# having to Log On every time I visit WW2



## N4521U (Nov 26, 2022)

New laptop, had to log on And change my password. Now I have to do my name and password thingy. WW2 doesn't allow me to stay logged on?????
Hep!


----------



## Snautzer01 (Nov 26, 2022)

Edit; the cavelary already arrived in a different topic.

Reactions: Like Like:
2 | Like List reactions


----------



## Wurger (Nov 26, 2022)

What Annoyed You Today?


Ever notice how many execs that were critical of the government over there have suddenly fallen out of the window of a multistory building in the last year or so?



ww2aircraft.net


----------



## N4521U (Nov 27, 2022)

How long do I have to endure Logging in Every time I access WW2??????????????????????????????????????

It's wearing this old man down!


----------



## Wurger (Nov 27, 2022)

Have you marked the square at the logging tab?


----------



## N4521U (Nov 27, 2022)

Wurger said:


> Have you marked the square at the logging tab?


yes I have.
Phone, no problem...... just dawned on me, the penny dropped, I'm on a Private browser!!!!!! DOH.

Now I am back, Firefox and all is okay......................... silly me.
Private browser does Not keep passwords!


----------



## Wurger (Nov 27, 2022)

So do you have the problem with your new laptop or with the phone?


----------



## N4521U (Nov 27, 2022)

Wurger said:


> So do you have the problem with your new laptop or with the phone?


Nope, it's the Private browser................ does Not keep Passwords.


----------



## Wurger (Nov 27, 2022)

The Private browser ... no wonder it works like that. Because of the security system of the browser it does not save browsing history, cookies, page data or information provided in forms. And that results in "not keeping in mind" logins, passwords and the fact you marked the option for staying logged in.


----------



## Wurger (Nov 27, 2022)

Just a question ... the Private Browser ... do you mean you run the option "incognito" for Chrome or Fire Fox or it is the name of the web browser?


----------



## N4521U (Nov 28, 2022)

It's a sub browser in Firefox. Does not keep a log of browsing, like the normal Firefox browser. New Firefox version. I was just using to see if sites can detect and leave cookies. So I'm setting it adrift.


----------



## Snautzer01 (Nov 28, 2022)

Private Browser is very handy you dont want un-welcome stuff like adds etc. Its a container that deletes everything when closed. It does that for your computer. Your provider is still able to see if it wanted to. 
I use it a lot when i.g. links here are given with information and you have to accept cookies etc.
Want the info not the cookies and stuff.


----------



## Wurger (Nov 28, 2022)

N4521U said:


> It's a sub browser in Firefox. Does not keep a log of browsing, like the normal Firefox browser. New Firefox version. I was just using to see if sites can detect and leave cookies. So I'm setting it adrift.

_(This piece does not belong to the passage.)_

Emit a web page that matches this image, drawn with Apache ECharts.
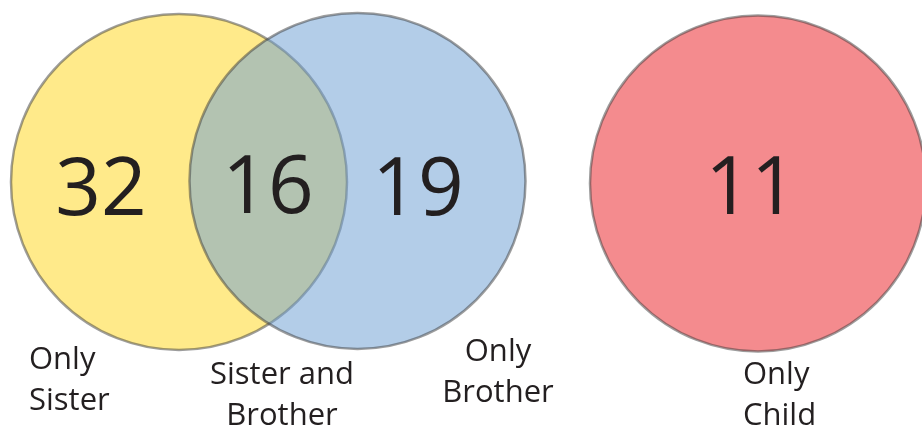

Copied that. Well . my answer is in the post #9. If you want to stay logged in you have to work with the standard Firefox browser. The new one doesn't allow to storage passwords and logging status. Echa time you close the browser or change a page ( opened bookmark ) the data is lost. As the result you have to log in again.

Reactions: Agree Agree:
1 | Like List reactions


----------



## N4521U (Nov 28, 2022)

The new Firefox has a Standard, And a Private now. As you pointed out, Std must be used to drag along passwords. All good now That even I know.


----------



## Wurger (Nov 28, 2022)




----------